Retype only the lines from the top of the records to the line with "import * as d3 from 'd3';", including that line but none of the pictures.

-- BEGIN Record set --

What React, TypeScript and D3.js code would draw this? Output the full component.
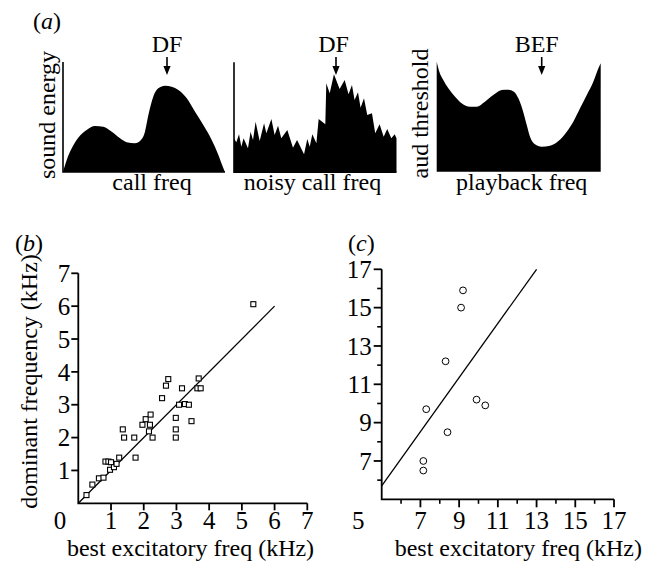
import React from 'react';
import * as d3 from 'd3';

// ---- panel (a): schematic spectra, arbitrary units (freq 0-100, level 0-100)
const callSpectrum: [number, number][] = [
  [0, 0], [2.3, 10.9], [5.4, 21.5], [9.4, 31.2], [14.6, 38.2], [19.8, 41.8],
  [24.9, 41.2], [30.1, 36.6], [35.2, 30.6], [39.3, 27], [44.4, 26.1], [48.1, 29.1],
  [50.6, 36.6], [52.7, 51.8], [55.7, 68.5], [58.8, 76.1], [63, 78.5], [67.1, 77.5],
  [71.2, 74.5], [76.4, 67], [81.5, 54.8], [86.6, 42.7], [91.8, 29.1], [95.9, 15.5],
  [99, 3.4], [100, 0],
];

const noisySpectrum: [number, number][] = [
  [0, 30.9], [1.4, 27.3], [3.1, 34.5], [4.5, 23.3], [5.9, 30.9], [8.6, 21.8],
  [10.2, 36.9], [11.7, 29.4], [13.3, 46], [15.8, 28.5], [18.5, 44.5], [19.9, 35.5],
  [23, 48.5], [25, 33.9], [27.1, 42.4], [29.1, 30.9], [32.8, 38.5], [36.3, 22.4],
  [38.8, 29.4], [43.1, 16.4], [45.1, 30.3], [46.6, 23.3], [48.2, 34.5], [50.7, 26.4],
  [52.1, 48.5], [56.2, 43.6], [56.8, 80.9], [58.9, 71.8], [61.5, 89.1], [65, 75.7],
  [68.1, 83.9], [70.5, 70.9], [72.6, 79.4], [74.2, 65.7], [76.3, 72.7], [77.9, 58.7],
  [80, 67.3], [82, 52.1], [84.9, 53.6], [86.9, 35.5], [89.6, 43.6], [92.1, 32.4],
  [94.3, 39.4], [96.8, 30.9], [98.9, 34.5], [100, 30.9],
];

const audiogram: [number, number][] = [
  [0, 100], [1.6, 90.9], [4, 83.4], [7.1, 75.8], [11.2, 68.2], [15.2, 62.2],
  [20.3, 59.1], [24.4, 59.1], [29.4, 63.6], [34.5, 69.7], [39.6, 74.3], [43.7, 74.6],
  [47.1, 72.7], [49.8, 66.7], [52.4, 56.1], [54.9, 42.5], [56.9, 31.8], [59.9, 24.9],
  [64, 22.7], [69.1, 23.6], [74.2, 27.9], [79.3, 36.4], [83.3, 45.5], [87.4, 57.6],
  [91.5, 69.7], [95.5, 81.8], [98.6, 94], [100, 98.5],
];

// ---- panel (b)
const bBestFreq = [
  0.25, 0.43, 0.63, 0.77, 0.83, 0.92, 1.0, 0.97, 1.09, 1.17, 1.25, 1.36, 1.4, 1.71,
  1.75, 1.96, 2.06, 2.19, 2.21, 2.16, 2.27, 2.56, 2.68, 2.75, 2.98, 2.98, 2.98, 3.08,
  3.17, 3.26, 3.38, 3.46, 3.64, 3.68, 3.74, 5.35,
];
const bDominant = [
  0.25, 0.57, 0.76, 0.78, 1.27, 1.27, 1.25, 1.02, 1.1, 1.2, 1.39, 2.25, 2.0, 2.0,
  1.39, 2.39, 2.56, 2.39, 2.7, 2.19, 2.0, 3.2, 3.58, 3.78, 2.6, 2.25, 2.0, 3.0,
  3.5, 3.02, 3.0, 2.5, 3.5, 3.8, 3.5, 6.06,
];
const bLine: [number, number][] = [[0, 0], [6, 6]];
const bTicks = [1, 2, 3, 4, 5, 6, 7];

// ---- panel (c)
const cBestFreq = [9.2, 9.1, 8.3, 7.3, 9.9, 10.35, 8.4, 7.15, 7.15];
const cDominant = [15.9, 15.0, 12.2, 9.7, 10.2, 9.9, 8.5, 7.0, 6.5];
const cLine: [number, number][] = [[5, 5.7], [13, 17]];
const cMajor = [7, 9, 11, 13, 15, 17];
const cMinor = [6, 8, 10, 12, 14, 16];

const FONT = "'Liberation Serif', 'DejaVu Serif', serif";
const txt = { fontFamily: FONT, fontSize: 24 };
const tick = { fontFamily: FONT, fontSize: 25 };

function Arrow({ x }: { x: number }) {
  return (
    <g>
      <line x1={x} x2={x} y1={57} y2={68} stroke="#000" strokeWidth={1.6} />
      <polygon points={`${x - 3.6},${66} ${x + 3.6},${66} ${x},${75}`} fill="#000" />
    </g>
  );
}

function SpectrumPlot({
  data, x0, x1, y0, y1, curve, axis,
}: {
  data: [number, number][]; x0: number; x1: number; y0: number; y1: number;
  curve: d3.CurveFactory; axis: boolean;
}) {
  const x = d3.scaleLinear().domain([0, 100]).range([x0, x1]);
  const y = d3.scaleLinear().domain([0, 100]).range([y0, y1]);
  const area = d3.area<[number, number]>()
    .x(d => x(d[0]))
    .y0(y(0))
    .y1(d => y(d[1]))
    .curve(curve);
  return (
    <g>
      <path d={area(data) || ''} fill="#000" />
      {axis && (
        <path d={`M${x0},${y1}V${y0}H${x1}`} fill="none" stroke="#000" strokeWidth={1.6} />
      )}
    </g>
  );
}

function PanelB() {
  const x = d3.scaleLinear().domain([0, 7]).range([78.3, 307.3]);
  const y = d3.scaleLinear().domain([0, 7]).range([503.3, 273.3]);
  const line = d3.line<[number, number]>().x(d => x(d[0])).y(d => y(d[1]));
  const s = 5;
  return (
    <g>
      <text x={15} y={251} style={txt}>(<tspan fontStyle="italic">b</tspan>)</text>
      <path d={line(bLine) || ''} stroke="#000" strokeWidth={1.3} fill="none" />
      {bBestFreq.map((v, i) => (
        <rect key={i} x={x(v) - s / 2} y={y(bDominant[i]) - s / 2} width={s} height={s}
          fill="#fff" stroke="#000" strokeWidth={1.1} />
      ))}
      <path d={`M${x(0)},${y(7)}V${y(0)}H${x(7)}`} fill="none" stroke="#000" strokeWidth={1.8} />
      {bTicks.map(t => (
        <g key={'y' + t}>
          <line x1={x(0) - 7} x2={x(0)} y1={y(t)} y2={y(t)} stroke="#000" strokeWidth={1.8} />
          <text x={x(0) - 8} y={y(t)} dy="0.35em" textAnchor="end" style={tick}>{t}</text>
        </g>
      ))}
      {bTicks.map(t => (
        <g key={'x' + t}>
          <line x1={x(t)} x2={x(t)} y1={y(0)} y2={y(0) + 7} stroke="#000" strokeWidth={1.8} />
          <text x={x(t)} y={529} textAnchor="middle" style={tick}>{t}</text>
        </g>
      ))}
      <text x={60} y={529} textAnchor="middle" style={tick}>0</text>
      <text x={190.5} y={556} textAnchor="middle" style={txt}>best excitatory freq (kHz)</text>
      <text transform="translate(37,381.5) rotate(-90)" textAnchor="middle" style={txt}>
        dominant frequency (kHz)
      </text>
    </g>
  );
}

function PanelC() {
  const x = d3.scaleLinear().domain([5, 17]).range([381.7, 614]);
  const y = d3.scaleLinear().domain([5, 17]).range([499.3, 269.3]);
  const line = d3.line<[number, number]>().x(d => x(d[0])).y(d => y(d[1]));
  return (
    <g>
      <text x={348} y={251} style={txt}>(<tspan fontStyle="italic">c</tspan>)</text>
      <path d={line(cLine) || ''} stroke="#000" strokeWidth={1.3} fill="none" />
      {cBestFreq.map((v, i) => (
        <circle key={i} cx={x(v)} cy={y(cDominant[i])} r={3.4} fill="#fff" stroke="#000" strokeWidth={1} />
      ))}
      <path d={`M${x(5)},${y(17)}V${y(5)}H${x(17)}`} fill="none" stroke="#000" strokeWidth={1.8} />
      {cMinor.map(t => (
        <g key={'m' + t}>
          <line x1={x(5) - 4.5} x2={x(5)} y1={y(t)} y2={y(t)} stroke="#000" strokeWidth={1.6} />
          <line x1={x(t)} x2={x(t)} y1={y(5)} y2={y(5) + 4.5} stroke="#000" strokeWidth={1.6} />
        </g>
      ))}
      {cMajor.map(t => (
        <g key={'M' + t}>
          <line x1={x(5) - 8} x2={x(5)} y1={y(t)} y2={y(t)} stroke="#000" strokeWidth={1.8} />
          <text x={x(5) - 10} y={y(t)} dy="0.35em" textAnchor="end" style={tick}>{t}</text>
          <line x1={x(t)} x2={x(t)} y1={y(5)} y2={y(5) + 8} stroke="#000" strokeWidth={1.8} />
          <text x={x(t)} y={529} textAnchor="middle" style={tick}>{t}</text>
        </g>
      ))}
      <text x={358.3} y={529} textAnchor="middle" style={tick}>5</text>
      <text x={518.3} y={556} textAnchor="middle" style={txt}>best excitatory freq (kHz)</text>
    </g>
  );
}

export default function App() {
  return (
    <svg width={651} height={562} viewBox="0 0 651 562"
      style={{ position: 'absolute', left: 0, top: 0, background: '#fff' }}>
      <rect width={651} height={562} fill="#fff" />
      {/* panel (a) */}
      <text x={33} y={29} style={txt}>(<tspan fontStyle="italic">a</tspan>)</text>

      <SpectrumPlot data={callSpectrum} x0={63} x1={225} y0={172} y1={62} curve={d3.curveMonotoneX} axis />
      <text x={167} y={52} textAnchor="middle" style={txt}>DF</text>
      <Arrow x={167} />
      <text transform="translate(55,115) rotate(-90)" textAnchor="middle" style={txt}>sound energy</text>
      <text x={152} y={190} textAnchor="middle" style={txt}>call freq</text>

      <SpectrumPlot data={noisySpectrum} x0={234} x1={396.5} y0={172.3} y1={62.3} curve={d3.curveLinear} axis />
      <text x={333.5} y={52} textAnchor="middle" style={txt}>DF</text>
      <Arrow x={336} />
      <text x={312.5} y={190} textAnchor="middle" style={txt}>noisy call freq</text>

      <SpectrumPlot data={audiogram} x0={436.7} x1={600.7} y0={171.7} y1={61.7} curve={d3.curveMonotoneX} axis={false} />
      <text x={536.7} y={52} textAnchor="middle" style={txt}>BEF</text>
      <Arrow x={541.7} />
      <text transform="translate(428,113.5) rotate(-90)" textAnchor="middle" style={txt}>aud threshold</text>
      <text x={521.7} y={190} textAnchor="middle" style={txt}>playback freq</text>

      <PanelB />
      <PanelC />
    </svg>
  );
}
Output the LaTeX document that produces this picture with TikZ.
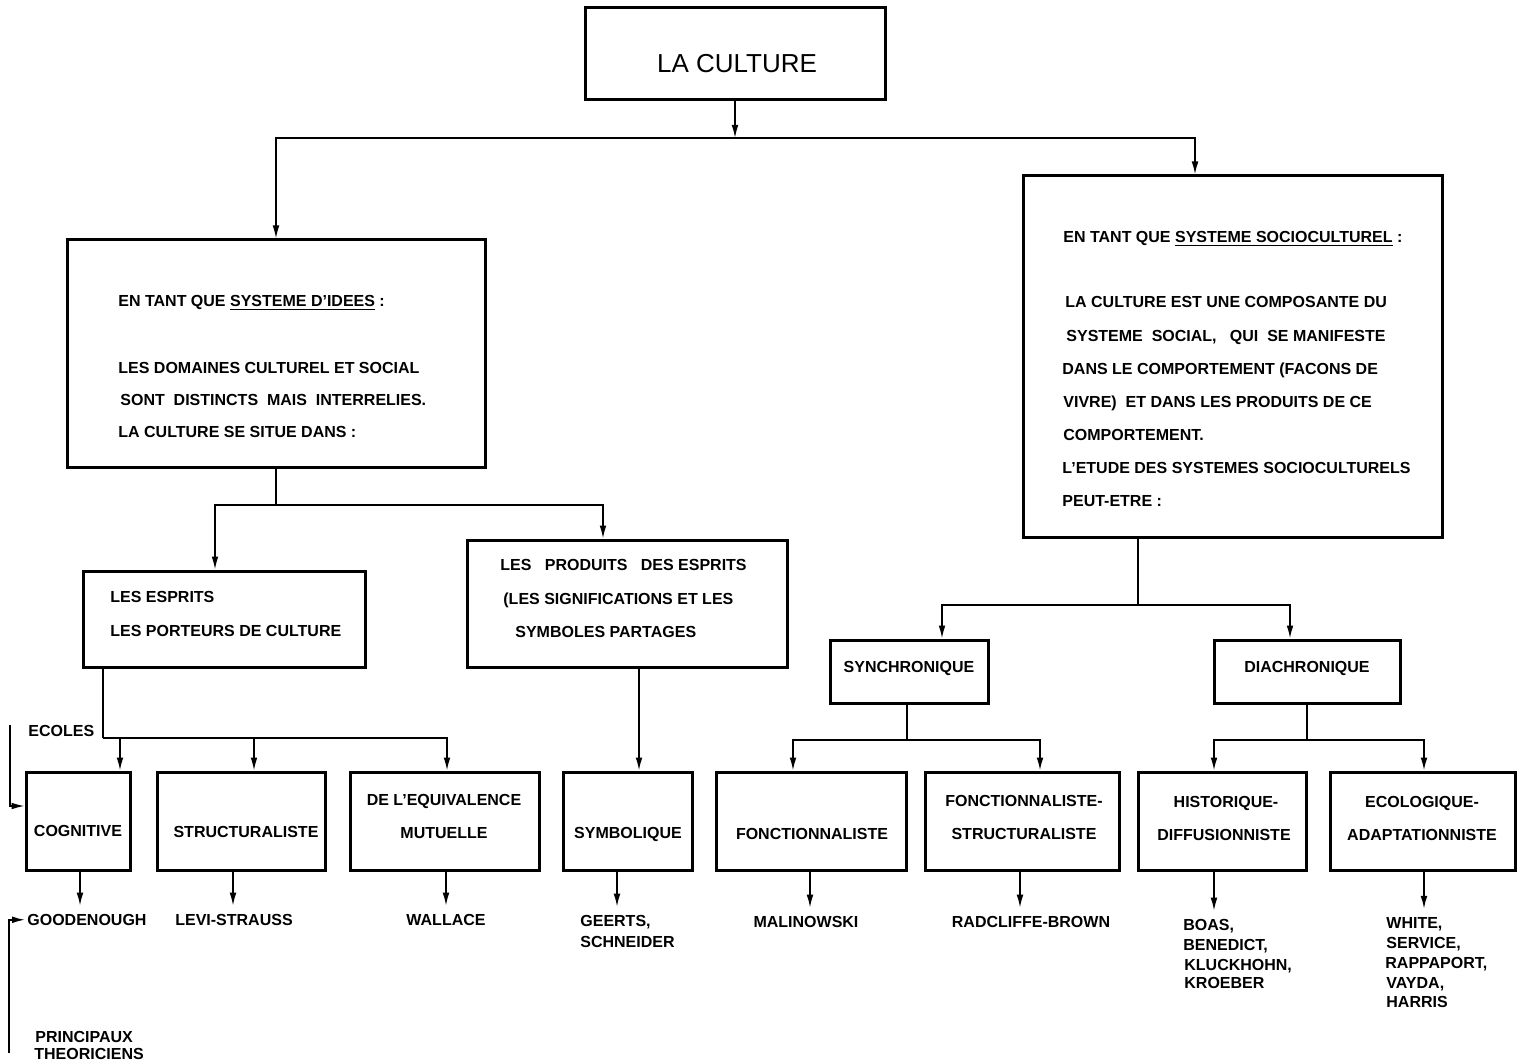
\documentclass[tikz,border=0pt]{standalone}
\usepackage{fontspec}
\setmainfont{Liberation Sans}
\usetikzlibrary{arrows.meta,fit}
\tikzset{
  x=0.5pt, y=-0.5pt,
  box/.style={draw, line width=1.5pt, inner sep=0pt},
  conn/.style={line width=0.8pt},
  arr/.style={conn, -{Latex[length=6.5pt,width=3.4pt]}},
  tl/.style={font=\fontsize{8}{10}\selectfont\bfseries, inner sep=0pt, anchor=mid west},
  tc/.style={font=\fontsize{8}{10}\selectfont\bfseries, inner sep=0pt, anchor=mid},
}
\begin{document}
\begin{tikzpicture}
\useasboundingbox[fill=white] (0,0) rectangle (1522,1064);

% ---------- boxes ----------
\node[box, fit={(585,8) (885,100)}] (culture) {};
\node[box, fit={(67,240) (485,467)}] (idees) {};
\node[box, fit={(1023,176) (1442,537)}] (socio) {};
\node[box, fit={(83,571) (365,667)}] (esprits) {};
\node[box, fit={(467,540) (787,667)}] (produits) {};
\node[box, fit={(830,640) (988,703)}] (synch) {};
\node[box, fit={(1214,640) (1400,703)}] (diach) {};
\node[box, fit={(26,772) (130,870)}] (cog) {};
\node[box, fit={(157,772) (325,870)}] (struct) {};
\node[box, fit={(350,772) (539,870)}] (equiv) {};
\node[box, fit={(563,772) (692,870)}] (symb) {};
\node[box, fit={(716,772) (906,870)}] (fonct) {};
\node[box, fit={(925,772) (1119,870)}] (fstruct) {};
\node[box, fit={(1138,772) (1306,870)}] (hist) {};
\node[box, fit={(1330,772) (1515,870)}] (ecol) {};

% ---------- texts in boxes ----------
\node[font=\fontsize{13}{15}\selectfont, inner sep=0pt, anchor=mid] (tculture) at (737,67) {LA CULTURE};

\node[tl] (i1) at (118,301) {EN TANT QUE \underline{SYSTEME D'IDEES} :};
\node[tl] (i2) at (118,368) {LES DOMAINES CULTUREL ET SOCIAL};
\node[tl] (i3) at (120,400) {SONT\ \ DISTINCTS\ \ MAIS\ \ INTERRELIES.};
\node[tl] (i4) at (118,432) {LA CULTURE SE SITUE DANS :};

\node[tl] (s1) at (1063,237) {EN TANT QUE \underline{SYSTEME SOCIOCULTUREL} :};
\node[tl] (s2) at (1065,302) {LA CULTURE EST UNE COMPOSANTE DU};
\node[tl] (s3) at (1066,336) {SYSTEME\ \ SOCIAL,\ \ \ QUI\ \ SE MANIFESTE};
\node[tl] (s4) at (1062,369) {DANS LE COMPORTEMENT (FACONS DE};
\node[tl] (s5) at (1063,402) {VIVRE)\ \ ET DANS LES PRODUITS DE CE};
\node[tl] (s6) at (1063,435) {COMPORTEMENT.};
\node[tl] (s7) at (1062,468) {L'ETUDE DES SYSTEMES SOCIOCULTURELS};
\node[tl] (s8) at (1062,501) {PEUT-ETRE :};

\node[tl] (e1) at (110,597) {LES ESPRITS};
\node[tl] (e2) at (110,631) {LES PORTEURS DE CULTURE};

\node[tl] (p1) at (500,565) {LES\ \ \ PRODUITS\ \ \ DES ESPRITS};
\node[tl] (p2) at (503,599) {(LES SIGNIFICATIONS ET LES};
\node[tl] (p3) at (515,632) {SYMBOLES PARTAGES};

\node[tc] (tsynch) at (909,667) {SYNCHRONIQUE};
\node[tc] (tdiach) at (1307,667) {DIACHRONIQUE};

\node[tc] (tcog) at (78,831) {COGNITIVE};
\node[tc] (tstruct) at (246,832) {STRUCTURALISTE};
\node[tc] (tequiv1) at (444,800) {DE L'EQUIVALENCE};
\node[tc] (tequiv2) at (444,833) {MUTUELLE};
\node[tc] (tsymb) at (628,833) {SYMBOLIQUE};
\node[tc] (tfonct) at (812,834) {FONCTIONNALISTE};
\node[tc] (tfs1) at (1024,801) {FONCTIONNALISTE-};
\node[tc] (tfs2) at (1024,834) {STRUCTURALISTE};
\node[tc] (thist1) at (1226,802) {HISTORIQUE-};
\node[tc] (thist2) at (1224,835) {DIFFUSIONNISTE};
\node[tc] (tecol1) at (1422,802) {ECOLOGIQUE-};
\node[tc] (tecol2) at (1422,835) {ADAPTATIONNISTE};

% ---------- side labels ----------
\node[tl] (ecoles) at (28,731) {ECOLES};
\node[tl] (princ1) at (35,1037) {PRINCIPAUX};
\node[tl] (princ2) at (34,1054) {THEORICIENS};

% ---------- names ----------
\node[tl] (good) at (27,920) {GOODENOUGH};
\node[tc] (levi) at (234,920) {LEVI-STRAUSS};
\node[tc] (wallace) at (446,920) {WALLACE};
\node[tl] (geerts1) at (580,921) {GEERTS,};
\node[tl] (geerts2) at (580,942) {SCHNEIDER};
\node[tc] (malin) at (806,922) {MALINOWSKI};
\node[tc] (radc) at (1031,922) {RADCLIFFE-BROWN};
\node[tl] (boas1) at (1183,925) {BOAS,};
\node[tl] (boas2) at (1183,945) {BENEDICT,};
\node[tl] (boas3) at (1184,965) {KLUCKHOHN,};
\node[tl] (boas4) at (1184,983) {KROEBER};
\node[tl] (white1) at (1386,923) {WHITE,};
\node[tl] (white2) at (1386,943) {SERVICE,};
\node[tl] (white3) at (1385,963) {RAPPAPORT,};
\node[tl] (white4) at (1386,983) {VAYDA,};
\node[tl] (white5) at (1386,1002) {HARRIS};

% ---------- junctions ----------
\coordinate (h1) at (735,138);
\coordinate (h2) at (276,505);
\coordinate (h3) at (103,738);
\coordinate (h4) at (1138,605);
\coordinate (h5) at (907,740);
\coordinate (h6) at (1307,740);
\coordinate (ecolTop) at (10,725);
\coordinate (princBot) at (9,1053);

% ---------- connectors ----------
\draw[arr] (culture.south) -- (h1);
\draw[arr] (h1) -| (idees.north);
\draw[arr] (h1) -| (socio.north -| 1195,0);

\draw[conn] (idees.south) -- (h2);
\draw[arr] (h2) -| (esprits.north -| 215,0);
\draw[arr] (h2) -| (produits.north -| 603,0);

\draw[conn] (esprits.south -| 103,0) -- (h3);
\draw[arr] (h3) -| (cog.north -| 120,0);
\draw[arr] (h3) -| (struct.north -| 254,0);
\draw[arr] (h3) -| (equiv.north -| 447,0);

\draw[arr] (produits.south -| 639,0) -- (symb.north -| 639,0);

\draw[conn] (socio.south -| 1138,0) -- (h4);
\draw[arr] (h4) -| (synch.north -| 942,0);
\draw[arr] (h4) -| (diach.north -| 1290,0);

\draw[conn] (synch.south -| 907,0) -- (h5);
\draw[arr] (h5) -| (fonct.north -| 793,0);
\draw[arr] (h5) -| (fstruct.north -| 1040,0);

\draw[conn] (diach.south) -- (h6);
\draw[arr] (h6) -| (hist.north -| 1214,0);
\draw[arr] (h6) -| (ecol.north -| 1424,0);

% boxes to names
\draw[arr, shorten >=4pt] (cog.south -| 80,0) -- (good.north -| 80,0);
\draw[arr, shorten >=4pt] (struct.south -| 233,0) -- (levi.north -| 233,0);
\draw[arr, shorten >=4pt] (equiv.south -| 446,0) -- (wallace.north -| 446,0);
\draw[arr, shorten >=4pt] (symb.south -| 617,0) -- (geerts1.north -| 617,0);
\draw[arr, shorten >=4pt] (fonct.south -| 810,0) -- (malin.north -| 810,0);
\draw[arr, shorten >=4pt] (fstruct.south -| 1020,0) -- (radc.north -| 1020,0);
\draw[arr, shorten >=4pt] (hist.south -| 1214,0) -- (boas1.north -| 1214,0);
\draw[arr, shorten >=4pt] (ecol.south -| 1424,0) -- (white1.north -| 1424,0);

% side brackets
\draw[arr] (ecolTop) |- (cog.west |- 0,806);
\draw[arr, shorten >=1pt] (princBot) |- (good.west);
\end{tikzpicture}
\end{document}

-- END Record set --

§ Problem solution:
What React, TypeScript and D3.js code would draw this? Output the full component.
import React from 'react';
import * as d3 from 'd3';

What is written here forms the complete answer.